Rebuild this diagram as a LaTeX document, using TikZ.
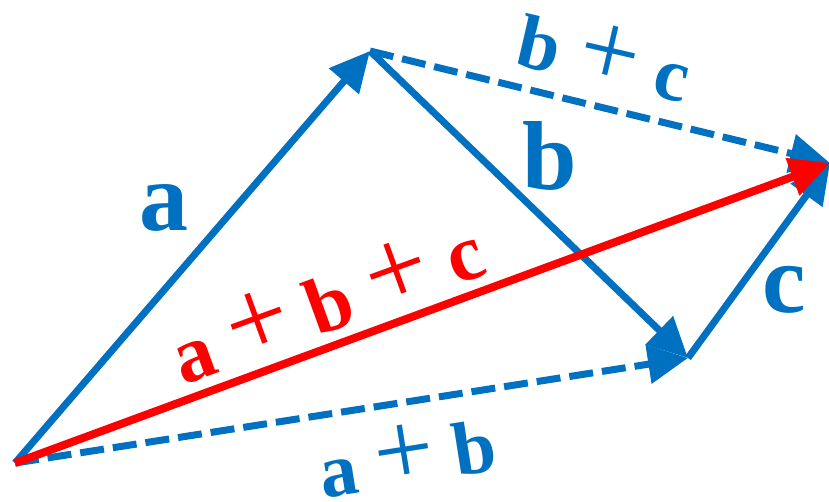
\documentclass[tikz,border=0pt]{standalone}
\usepackage{fontspec}
\setmainfont{Liberation Serif}
\usetikzlibrary{arrows.meta}
\definecolor{vecblue}{RGB}{0, 112, 192}
\definecolor{vecred}{RGB}{255, 0, 0}
\newcommand{\vplus}{~\scalebox{1.4}{+}~}

\tikzset{
  vec/.style={line width=7pt, draw=vecblue, -{Triangle[length=40pt, width=38pt]}},
  sumvec/.style={vec, dash pattern=on 24pt off 9pt},
  redvec/.style={vec, draw=vecred, line width=8pt},
  veclabel/.style={text=vecblue, font=\fontsize{98}{98}\selectfont\bfseries},
  sumlabel/.style={text=vecblue, font=\fontsize{76}{76}\selectfont}
}

\begin{document}
\begin{tikzpicture}[x=1pt, y=-1pt]
                    \useasboundingbox (0,0) rectangle (829,501);
                    % Points
                    \coordinate (O) at (15,463);
                    \coordinate (A) at (370,51);
                    \coordinate (B) at (688,358);
                    \coordinate (C) at (830,163);
                    
                    % Sums (dashed)
                    \draw[sumvec] (O) -- (B);
                    \draw[sumvec] (A) -- (C);
                    
                    % Single vectors
                    \draw[vec] (O) -- (A);
                    \draw[vec] (A) -- (B);
                    \draw[vec] (B) -- (C);
                    
                    % Total
                    \draw[redvec] (O) -- (C);
                    
                    % Labels
                    \node[veclabel] (la) at (164,208) {a};
                    \node[veclabel] (lb) at (550,156) {b};
                    \node[veclabel] (lc) at (784,290) {c};
                    \node[sumlabel, rotate=-13] (lbc) at (605,55) {\textbf{b}\vplus\textbf{c}};
                    \node[sumlabel, rotate=9] (lab) at (407,455) {\textbf{a}\vplus\textbf{b}};
                    \node[sumlabel, text=vecred, font=\fontsize{80}{80}\selectfont, rotate=20] (labc) at (326,300) {\textbf{a}\vplus\textbf{b}\vplus\textbf{c}};
                \end{tikzpicture}
\end{document}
● ● ● ●
Write out the whole listing exactly, and drop the pictures.

The response
Rebuild this diagram as a LaTeX document, using TikZ.
\documentclass[tikz,border=0pt]{standalone}
\usepackage{fontspec}
\setmainfont{Liberation Serif}
\usetikzlibrary{arrows.meta}
\definecolor{vecblue}{RGB}{0, 112, 192}
\definecolor{vecred}{RGB}{255, 0, 0}
\newcommand{\vplus}{~\scalebox{1.4}{+}~}

\tikzset{
  vec/.style={line width=7pt, draw=vecblue, -{Triangle[length=40pt, width=38pt]}},
  sumvec/.style={vec, dash pattern=on 24pt off 9pt},
  redvec/.style={vec, draw=vecred, line width=8pt},
  veclabel/.style={text=vecblue, font=\fontsize{98}{98}\selectfont\bfseries},
  sumlabel/.style={text=vecblue, font=\fontsize{76}{76}\selectfont}
}

\begin{document}
\begin{tikzpicture}[x=1pt, y=-1pt]
                    \useasboundingbox (0,0) rectangle (829,501);
                    % Points
                    \coordinate (O) at (15,463);
                    \coordinate (A) at (370,51);
                    \coordinate (B) at (688,358);
                    \coordinate (C) at (830,163);
                    
                    % Sums (dashed)
                    \draw[sumvec] (O) -- (B);
                    \draw[sumvec] (A) -- (C);
                    
                    % Single vectors
                    \draw[vec] (O) -- (A);
                    \draw[vec] (A) -- (B);
                    \draw[vec] (B) -- (C);
                    
                    % Total
                    \draw[redvec] (O) -- (C);
                    
                    % Labels
                    \node[veclabel] (la) at (164,208) {a};
                    \node[veclabel] (lb) at (550,156) {b};
                    \node[veclabel] (lc) at (784,290) {c};
                    \node[sumlabel, rotate=-13] (lbc) at (605,55) {\textbf{b}\vplus\textbf{c}};
                    \node[sumlabel, rotate=9] (lab) at (407,455) {\textbf{a}\vplus\textbf{b}};
                    \node[sumlabel, text=vecred, font=\fontsize{80}{80}\selectfont, rotate=20] (labc) at (326,300) {\textbf{a}\vplus\textbf{b}\vplus\textbf{c}};
                \end{tikzpicture}
\end{document}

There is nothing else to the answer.